4: Midget Guy: This nickname doesn't have to refer to an actual midget, just someone who's at least a foot shorter than everybody else.

5. Tattoo Guy: This is a generic lable that can be used for any guy with a tattoo. However, since tattoos have become increasingly popular -- even among middle-aged white guys -- you might have to add a descriptive modifier. For example, your league might have a "Forearm Tattoo Guy" and an "Upper Back Tattoo Guy."

6. The Girl: Just as Halley's Comet only passes by the Earth every 75 years or so before returning to the mysteries of deep space, a lone female players periodically shows up at my pickup leagues. She might play a session or two before returning to something like volleyball or kickboxing. Of course, if she's reasonably attractive, most guys will go out of their way to learn and remember her name, but in private discussions and game recaps she will still be referred to as "The Girl."

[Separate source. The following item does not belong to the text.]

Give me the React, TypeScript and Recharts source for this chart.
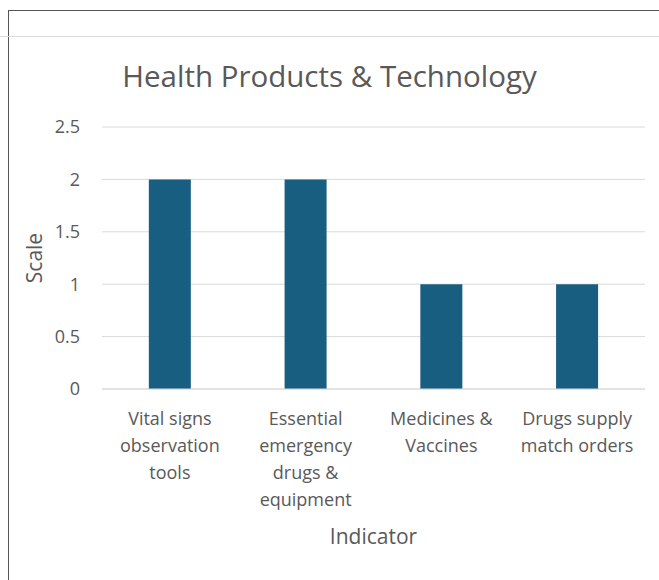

7. Three-Point Shooting Guy: This guy has one specialty: the three-point shot. Chances are, he doesn't have a single meaningful skill beyond that, but, since the three-pointer is worth two points in pickup ball (twice as much as any other shot), Three-point Shooting Guy is considered either dangerous (if he's on the other team) or invaluable (if he's on your team). He has absolutely perfected the art of running around and getting open for the three-pointer, and he'll gun it even if he's five feet or more behind the arc (and he'll usually hit it). Of course, all it takes it a commitment to defense (a rare occurrence in pickup ball) to render this guy ineffective. Once people figure out how to defend him, the Three-point Shooting Guy usually departs to find a league where nobody plays D (and there are plenty of them).

Example Conversation: "So last night I was on a team with Super Mario, Michigan Guy, Hustle Guy, and Backwards Hat Guy. Horrible team. The other team was stacked with Three-point Shooting Guy, Crazy Defender Guy, Fat Shaq, Partial Hand Guy and The Girl. Fortunately, Hustle Guy shut down Three-point Shooting Guy and I was able to shut down Fat Shaq. It was close the whole way, and the game was tied at 20-all when The Girl hit an improbably three-pointer to win the game. Man, I hate playing with Super Mario and Michigan Guy. They suck."